The last straw was pettier than any of this. I’d staged a mop and a bucket of fresh floor solution in front of a bathroom I was cleaning. The manager on duty had the kitchen closer take it, then told me to clean urine off the floor around a toilet with a toilet brush, some bleach, and a cloth rag, then throw the rag in the trash (since it would be covered in piss).

The only reason I complied was because I was under unmistakable duress. I would have provoked an angry shouting match if I’d defied the MOD, and it would have been physically impossible for me to flee the premises without leaving my coat behind in the break room. The MOD’s demeanor was unnervingly like what I’d seen in drunk customers I’d reported to management for being on the verge of fistfights.

Overall, I still like the guy. But I cannot tolerate supervisors subjecting me to abuse under duress while they’re in states of severely compromised judgment. As a minor point, the dirty rags are exchanged every week for clean ones from an industrial laundry, one with washing machines powerful enough to wash out a little bit of piss. The MOD had lost it, treating me in a way that would have provoked many workers into punching him out on the spot.

****

I lasted two months. If you’ve been wondering how work’s going, now you know.

By work, I mean payroll work. In the month-plus since I composed most of this screed, I’ve landed several cash gigs with a casual girlfriend, fifteen an hour to help a half-crazed but smoking hot old hippie reorganize the bugout supplies in the pickup truck she thinks will get her to the travel trailer she’s buying for eleven grand and counting on being able to park indefinitely on the gravel pad her friend, rather (sic), has been emotionally extorting to bankroll for fifty a month instead of the agreed-upon twenty, with that friend, of whatever caliber she actually is, all the while blowing over a hundred grand in looming payments on home equity lines of credit to buy a high-end travel trailer brand new off the lot and also a high-end above-ground swimming pool like she’s living in the trashiest part of Long Island just as much as she’s living on that inexorably insolvent horse property off the Gravenstein Highway on the near westside of Cotati, my girlfriend’s involvement in this steaming pile of shit being inspired by the tenancy of one of her actual, honest-to-God friends being this spendthrift dipshit’s tenant. In fairness, the landlady, same one who’s squeezing my woman for thirty bucks a month, is also spending as much as nine grand a month to keep a severely disabled relative in a board and care home in Rohnert Park.

Equally in fairness, neither of these poor washed-up characters is living at 1895 Hammond Road in Santa Fe.
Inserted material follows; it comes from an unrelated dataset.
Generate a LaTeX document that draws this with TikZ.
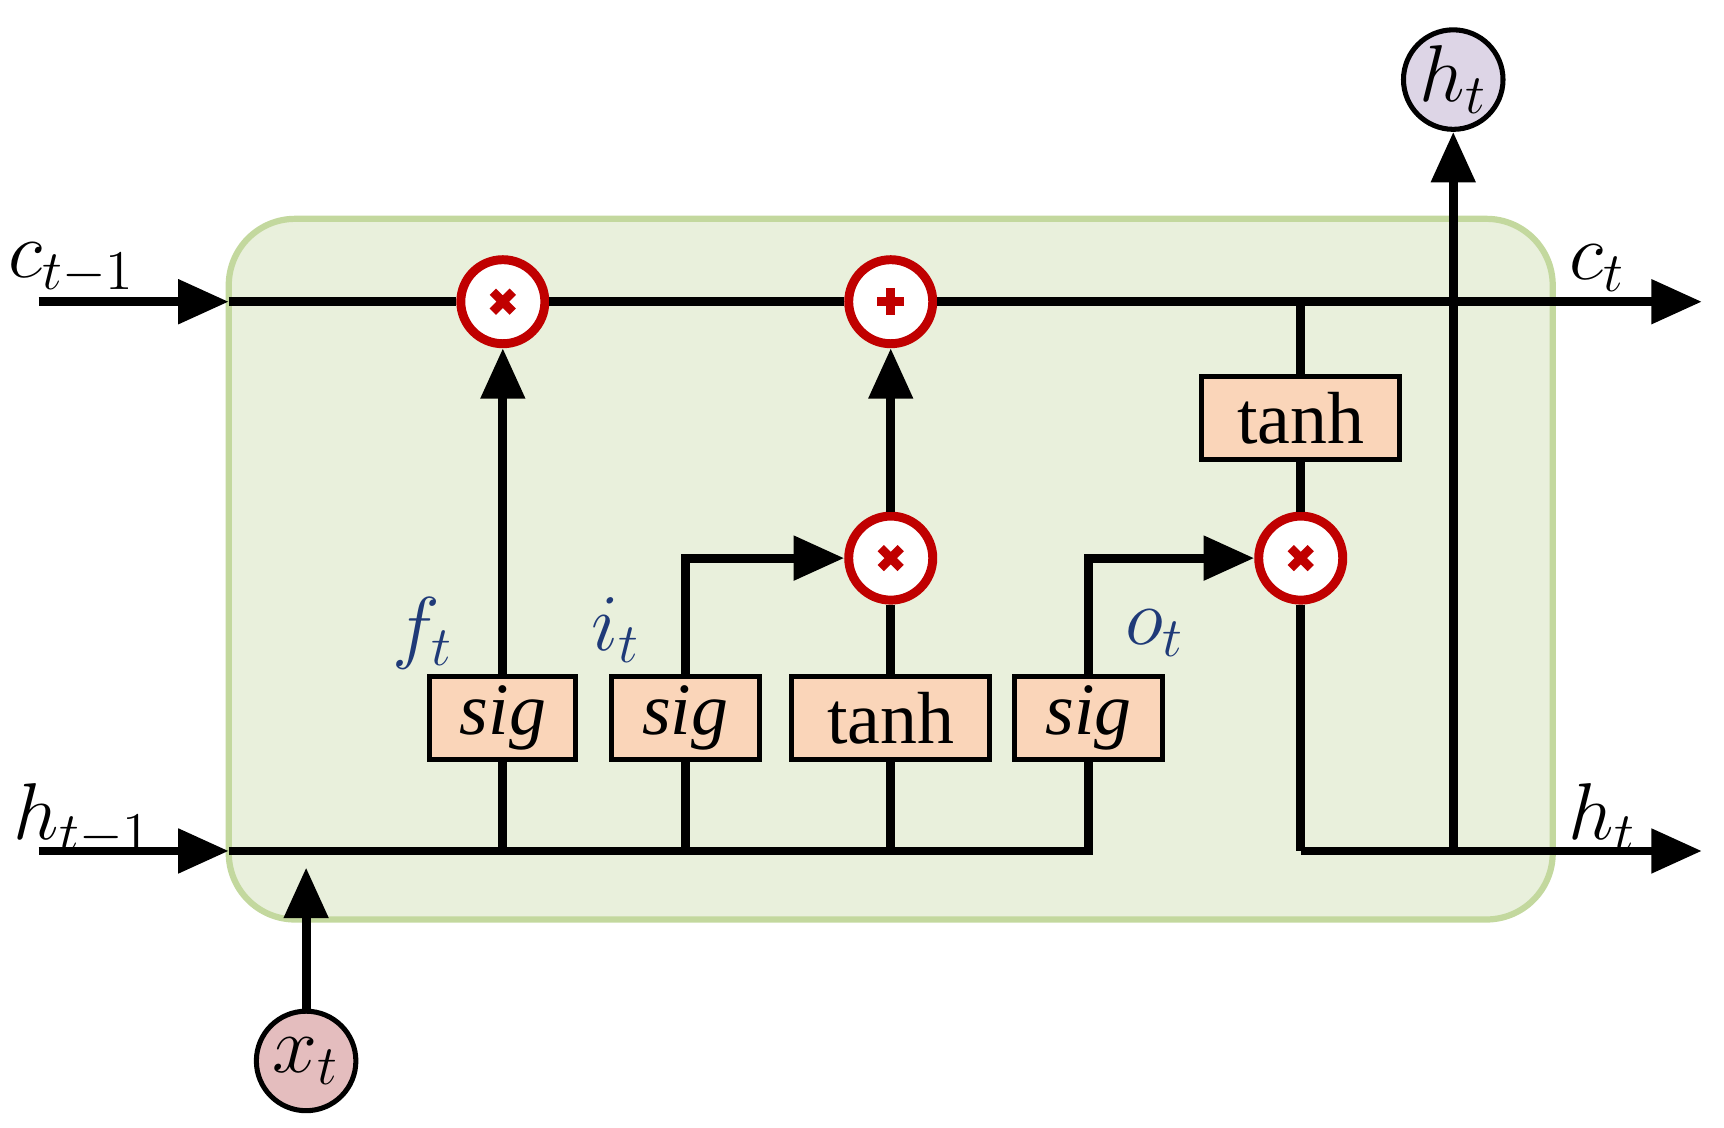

In my mind, I’m going to Agua Fria, mercy me Sweet Baby James I’m going to Agua Fria in my mind, don’t mind if you beat a common-law spouse other than myself if I do say so myself. My woman, the one rolling over for that extra monthly thirty on an income limited by whatever energy she lacks to give men happy-ending massages in her walk-up apartment two doors down the walkway from my own, same side of the two-story tenement in a part of Santa Rosa she insists is spiritually and bodily killing her but I’m always trying to reassure her, because I believe it, is pleasant and safe enough as long as our landlords aren’t stalking my parents by telephone on a commercial flight from Dallas-Fort Worth to Frankfurt to get back at me for something along the lines of being an uppity piece of shit under the protection of state rent control law.

This cutie has a reminder in her daily calendar for the foot massage trade she’s scheduled for us at four o’clock sharp enough this afternoon. It could be worse. For both of us it could be, and God knows for me it could. We must keep our minds always in hell, knowing that we must pray for all. As much as love bears with us all, love could not bear anything less.